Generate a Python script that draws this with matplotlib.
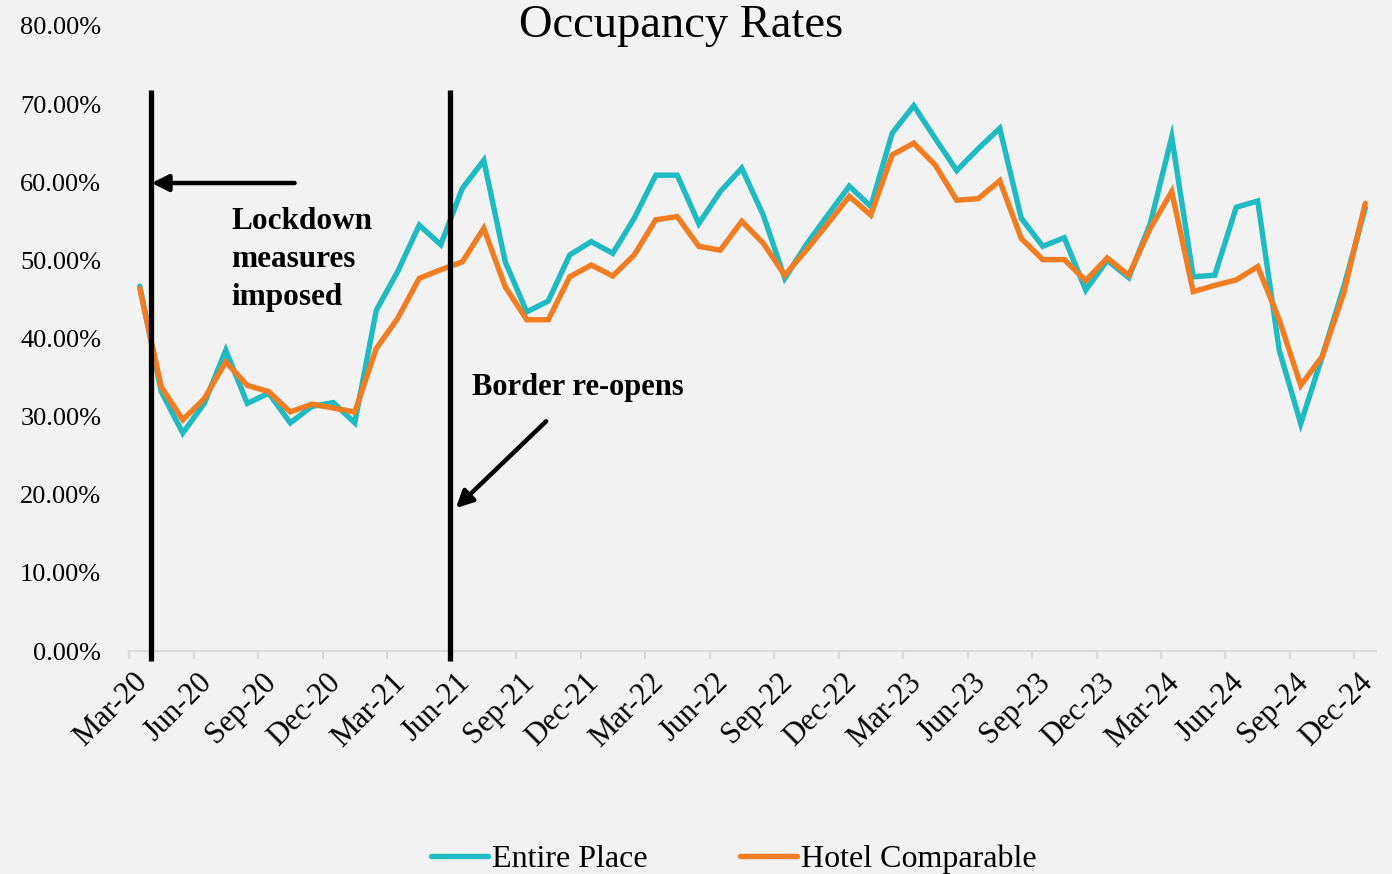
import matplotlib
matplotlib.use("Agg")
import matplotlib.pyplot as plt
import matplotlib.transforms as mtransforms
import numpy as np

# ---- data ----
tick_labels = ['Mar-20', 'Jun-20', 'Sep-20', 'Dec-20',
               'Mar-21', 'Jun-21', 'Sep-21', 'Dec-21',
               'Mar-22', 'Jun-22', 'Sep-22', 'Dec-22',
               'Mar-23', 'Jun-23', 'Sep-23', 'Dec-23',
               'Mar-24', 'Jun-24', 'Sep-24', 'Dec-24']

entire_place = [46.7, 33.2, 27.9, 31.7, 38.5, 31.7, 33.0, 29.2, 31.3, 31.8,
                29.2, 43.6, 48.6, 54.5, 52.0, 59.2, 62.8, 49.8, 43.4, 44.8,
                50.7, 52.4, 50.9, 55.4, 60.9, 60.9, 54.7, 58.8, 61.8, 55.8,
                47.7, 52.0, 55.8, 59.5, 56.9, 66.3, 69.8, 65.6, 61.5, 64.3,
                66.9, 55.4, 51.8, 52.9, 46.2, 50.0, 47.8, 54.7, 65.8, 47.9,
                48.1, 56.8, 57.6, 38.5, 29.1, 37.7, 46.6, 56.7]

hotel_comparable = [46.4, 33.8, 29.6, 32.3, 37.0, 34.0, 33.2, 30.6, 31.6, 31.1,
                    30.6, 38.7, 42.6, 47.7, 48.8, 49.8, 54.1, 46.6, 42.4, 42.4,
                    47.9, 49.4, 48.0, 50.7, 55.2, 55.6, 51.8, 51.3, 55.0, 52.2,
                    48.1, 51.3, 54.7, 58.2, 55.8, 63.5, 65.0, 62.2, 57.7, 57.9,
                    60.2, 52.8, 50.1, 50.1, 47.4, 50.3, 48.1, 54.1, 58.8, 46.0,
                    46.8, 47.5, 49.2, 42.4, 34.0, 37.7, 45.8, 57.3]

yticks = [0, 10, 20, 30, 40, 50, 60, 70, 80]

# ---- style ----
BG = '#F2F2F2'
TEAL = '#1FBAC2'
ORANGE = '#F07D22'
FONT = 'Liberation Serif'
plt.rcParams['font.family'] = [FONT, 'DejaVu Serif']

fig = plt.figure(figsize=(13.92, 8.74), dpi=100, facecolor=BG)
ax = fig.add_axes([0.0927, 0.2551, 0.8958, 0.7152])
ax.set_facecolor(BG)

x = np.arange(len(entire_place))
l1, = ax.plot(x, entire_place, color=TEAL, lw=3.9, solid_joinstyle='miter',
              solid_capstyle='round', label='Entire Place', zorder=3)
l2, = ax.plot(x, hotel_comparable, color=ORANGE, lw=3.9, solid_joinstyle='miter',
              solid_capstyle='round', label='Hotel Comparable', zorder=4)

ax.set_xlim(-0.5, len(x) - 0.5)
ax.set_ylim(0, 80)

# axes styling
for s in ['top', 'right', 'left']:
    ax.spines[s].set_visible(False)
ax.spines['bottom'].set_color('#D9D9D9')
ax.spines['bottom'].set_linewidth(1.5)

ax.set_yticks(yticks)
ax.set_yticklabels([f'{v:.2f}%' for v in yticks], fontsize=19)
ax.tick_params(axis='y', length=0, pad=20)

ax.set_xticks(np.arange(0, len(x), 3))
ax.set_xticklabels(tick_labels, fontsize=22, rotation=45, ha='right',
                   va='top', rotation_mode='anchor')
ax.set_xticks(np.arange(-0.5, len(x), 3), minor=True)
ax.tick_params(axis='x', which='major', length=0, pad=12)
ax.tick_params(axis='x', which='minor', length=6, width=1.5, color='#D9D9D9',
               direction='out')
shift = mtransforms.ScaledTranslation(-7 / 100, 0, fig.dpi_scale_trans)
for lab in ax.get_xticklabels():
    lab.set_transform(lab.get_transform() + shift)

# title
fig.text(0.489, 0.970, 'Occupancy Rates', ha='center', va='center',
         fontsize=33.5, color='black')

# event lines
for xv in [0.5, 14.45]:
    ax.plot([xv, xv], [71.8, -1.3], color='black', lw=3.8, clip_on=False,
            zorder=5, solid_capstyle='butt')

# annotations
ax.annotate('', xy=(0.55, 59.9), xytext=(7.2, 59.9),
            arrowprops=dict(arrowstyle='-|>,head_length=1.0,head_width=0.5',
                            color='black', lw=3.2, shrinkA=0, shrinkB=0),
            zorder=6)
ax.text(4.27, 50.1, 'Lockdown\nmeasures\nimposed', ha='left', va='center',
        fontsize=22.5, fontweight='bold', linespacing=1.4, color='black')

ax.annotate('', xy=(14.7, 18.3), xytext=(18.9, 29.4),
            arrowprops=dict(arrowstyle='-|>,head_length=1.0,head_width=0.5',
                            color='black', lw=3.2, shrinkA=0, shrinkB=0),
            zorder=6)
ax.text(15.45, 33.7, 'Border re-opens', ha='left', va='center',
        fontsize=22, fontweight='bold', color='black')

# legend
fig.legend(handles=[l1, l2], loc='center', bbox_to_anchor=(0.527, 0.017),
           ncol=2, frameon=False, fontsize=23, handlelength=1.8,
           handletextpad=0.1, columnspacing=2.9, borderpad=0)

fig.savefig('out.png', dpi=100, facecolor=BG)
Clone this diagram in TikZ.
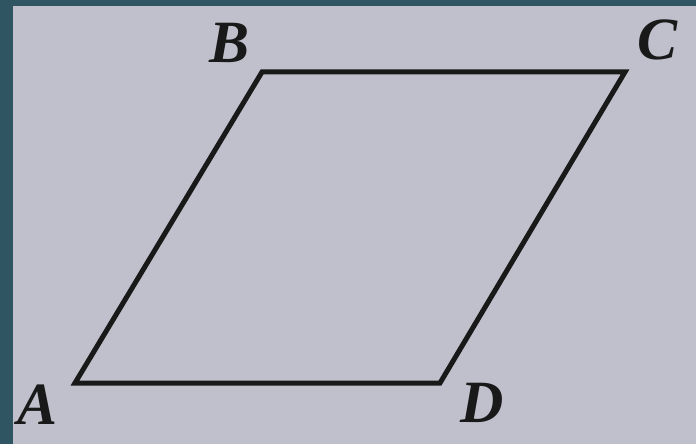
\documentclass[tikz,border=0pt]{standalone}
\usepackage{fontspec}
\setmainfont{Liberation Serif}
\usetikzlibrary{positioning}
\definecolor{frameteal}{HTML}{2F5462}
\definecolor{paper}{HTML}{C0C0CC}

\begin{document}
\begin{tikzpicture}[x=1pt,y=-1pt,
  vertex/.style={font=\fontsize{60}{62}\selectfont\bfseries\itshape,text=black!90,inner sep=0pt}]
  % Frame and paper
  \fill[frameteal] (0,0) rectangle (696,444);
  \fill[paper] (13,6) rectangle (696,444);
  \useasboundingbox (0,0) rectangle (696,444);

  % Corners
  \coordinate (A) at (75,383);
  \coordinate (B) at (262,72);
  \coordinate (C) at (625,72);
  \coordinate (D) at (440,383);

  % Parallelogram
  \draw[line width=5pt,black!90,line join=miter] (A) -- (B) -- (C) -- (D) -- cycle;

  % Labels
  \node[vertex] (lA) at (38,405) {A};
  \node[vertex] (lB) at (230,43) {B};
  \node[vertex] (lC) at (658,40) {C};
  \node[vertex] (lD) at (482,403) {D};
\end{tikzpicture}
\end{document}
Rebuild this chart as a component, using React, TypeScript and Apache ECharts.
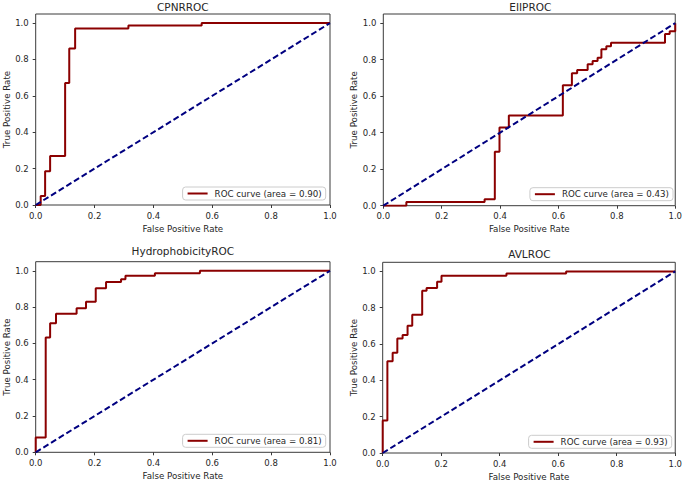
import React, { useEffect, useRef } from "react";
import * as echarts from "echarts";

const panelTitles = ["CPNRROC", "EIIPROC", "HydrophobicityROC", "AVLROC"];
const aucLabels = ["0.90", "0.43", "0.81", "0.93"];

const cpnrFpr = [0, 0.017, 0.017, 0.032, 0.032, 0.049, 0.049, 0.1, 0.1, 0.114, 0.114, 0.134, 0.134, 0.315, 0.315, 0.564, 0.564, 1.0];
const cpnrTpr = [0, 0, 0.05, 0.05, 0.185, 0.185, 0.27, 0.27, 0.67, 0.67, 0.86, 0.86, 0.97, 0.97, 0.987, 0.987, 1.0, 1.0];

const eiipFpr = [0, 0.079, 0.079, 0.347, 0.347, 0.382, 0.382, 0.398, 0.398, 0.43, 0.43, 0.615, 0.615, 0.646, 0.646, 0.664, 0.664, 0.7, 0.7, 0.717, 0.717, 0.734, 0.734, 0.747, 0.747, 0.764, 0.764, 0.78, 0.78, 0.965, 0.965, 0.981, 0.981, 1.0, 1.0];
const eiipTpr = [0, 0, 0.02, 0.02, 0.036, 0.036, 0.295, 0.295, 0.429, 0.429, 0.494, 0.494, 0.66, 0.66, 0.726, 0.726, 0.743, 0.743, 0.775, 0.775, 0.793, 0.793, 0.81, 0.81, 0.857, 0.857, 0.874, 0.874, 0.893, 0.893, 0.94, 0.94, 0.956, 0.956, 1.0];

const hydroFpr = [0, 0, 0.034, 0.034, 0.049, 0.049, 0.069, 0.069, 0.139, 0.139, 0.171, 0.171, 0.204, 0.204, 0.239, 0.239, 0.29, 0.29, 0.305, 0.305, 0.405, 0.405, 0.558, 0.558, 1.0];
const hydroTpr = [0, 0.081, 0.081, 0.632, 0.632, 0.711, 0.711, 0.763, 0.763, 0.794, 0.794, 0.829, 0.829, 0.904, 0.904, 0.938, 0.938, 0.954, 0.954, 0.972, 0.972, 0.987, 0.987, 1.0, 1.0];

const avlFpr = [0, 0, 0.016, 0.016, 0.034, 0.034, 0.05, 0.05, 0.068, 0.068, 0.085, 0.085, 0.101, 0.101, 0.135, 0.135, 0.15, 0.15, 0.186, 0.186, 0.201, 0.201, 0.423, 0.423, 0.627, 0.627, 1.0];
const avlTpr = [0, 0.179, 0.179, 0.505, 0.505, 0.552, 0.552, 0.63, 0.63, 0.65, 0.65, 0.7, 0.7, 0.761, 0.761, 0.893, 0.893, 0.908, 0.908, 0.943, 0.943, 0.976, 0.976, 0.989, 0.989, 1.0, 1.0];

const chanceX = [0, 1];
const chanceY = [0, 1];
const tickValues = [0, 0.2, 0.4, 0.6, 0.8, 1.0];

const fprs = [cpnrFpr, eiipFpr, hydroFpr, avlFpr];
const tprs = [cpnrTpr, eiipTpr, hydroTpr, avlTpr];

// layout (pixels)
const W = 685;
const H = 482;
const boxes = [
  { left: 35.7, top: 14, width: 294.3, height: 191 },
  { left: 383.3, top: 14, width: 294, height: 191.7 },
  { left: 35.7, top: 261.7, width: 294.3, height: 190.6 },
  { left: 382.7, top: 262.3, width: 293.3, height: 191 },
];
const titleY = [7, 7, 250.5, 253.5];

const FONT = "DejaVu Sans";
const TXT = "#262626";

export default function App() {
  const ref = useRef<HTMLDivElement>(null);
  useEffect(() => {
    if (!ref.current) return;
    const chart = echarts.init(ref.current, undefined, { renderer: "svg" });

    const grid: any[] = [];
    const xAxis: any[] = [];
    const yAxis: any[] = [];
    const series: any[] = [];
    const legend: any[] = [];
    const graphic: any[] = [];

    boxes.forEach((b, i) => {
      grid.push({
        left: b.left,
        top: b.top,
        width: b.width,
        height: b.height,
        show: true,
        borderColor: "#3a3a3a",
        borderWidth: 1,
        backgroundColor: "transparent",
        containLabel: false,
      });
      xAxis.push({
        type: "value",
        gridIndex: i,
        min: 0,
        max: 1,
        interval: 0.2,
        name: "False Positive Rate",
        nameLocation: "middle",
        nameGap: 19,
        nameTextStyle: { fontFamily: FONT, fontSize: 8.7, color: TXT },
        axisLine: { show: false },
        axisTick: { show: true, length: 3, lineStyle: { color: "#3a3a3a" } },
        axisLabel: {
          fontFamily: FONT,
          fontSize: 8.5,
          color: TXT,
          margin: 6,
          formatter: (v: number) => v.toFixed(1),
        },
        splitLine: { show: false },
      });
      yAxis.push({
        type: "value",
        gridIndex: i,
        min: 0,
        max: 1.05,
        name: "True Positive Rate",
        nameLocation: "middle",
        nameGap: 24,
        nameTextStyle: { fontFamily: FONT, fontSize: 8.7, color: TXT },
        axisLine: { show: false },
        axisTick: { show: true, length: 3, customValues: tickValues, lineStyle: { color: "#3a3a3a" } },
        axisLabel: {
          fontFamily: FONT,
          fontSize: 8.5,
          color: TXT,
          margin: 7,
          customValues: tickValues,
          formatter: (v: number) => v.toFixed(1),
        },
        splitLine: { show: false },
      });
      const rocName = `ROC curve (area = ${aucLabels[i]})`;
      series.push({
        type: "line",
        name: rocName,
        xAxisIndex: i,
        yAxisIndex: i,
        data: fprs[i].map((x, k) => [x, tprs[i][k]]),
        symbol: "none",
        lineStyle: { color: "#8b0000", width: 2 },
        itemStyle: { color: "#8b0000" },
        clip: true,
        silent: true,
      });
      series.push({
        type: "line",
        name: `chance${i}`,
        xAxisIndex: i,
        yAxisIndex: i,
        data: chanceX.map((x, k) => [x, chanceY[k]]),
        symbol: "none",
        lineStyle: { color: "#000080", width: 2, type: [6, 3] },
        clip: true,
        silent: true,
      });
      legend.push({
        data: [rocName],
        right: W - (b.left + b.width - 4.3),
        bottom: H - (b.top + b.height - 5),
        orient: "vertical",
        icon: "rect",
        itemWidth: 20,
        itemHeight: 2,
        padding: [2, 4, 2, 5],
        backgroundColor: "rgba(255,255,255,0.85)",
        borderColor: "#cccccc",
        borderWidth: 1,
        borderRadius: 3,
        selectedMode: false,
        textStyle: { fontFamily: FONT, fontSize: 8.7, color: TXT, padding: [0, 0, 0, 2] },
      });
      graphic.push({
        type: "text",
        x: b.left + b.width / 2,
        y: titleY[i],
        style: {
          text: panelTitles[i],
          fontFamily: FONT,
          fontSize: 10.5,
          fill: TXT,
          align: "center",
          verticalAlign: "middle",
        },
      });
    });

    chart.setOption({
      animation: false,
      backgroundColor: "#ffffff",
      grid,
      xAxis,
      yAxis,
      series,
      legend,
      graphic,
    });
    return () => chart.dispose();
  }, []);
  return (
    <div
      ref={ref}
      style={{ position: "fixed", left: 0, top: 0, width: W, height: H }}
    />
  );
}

■ Written problem
Reproduce the records above from their first line to the line bearing "import numpy as np", both ends included, leaving every picture out.

■ Exercise solution
Generate a Python script that draws this with matplotlib.
import matplotlib
matplotlib.use("Agg")
import matplotlib.pyplot as plt
import matplotlib.transforms as mtransforms
import numpy as np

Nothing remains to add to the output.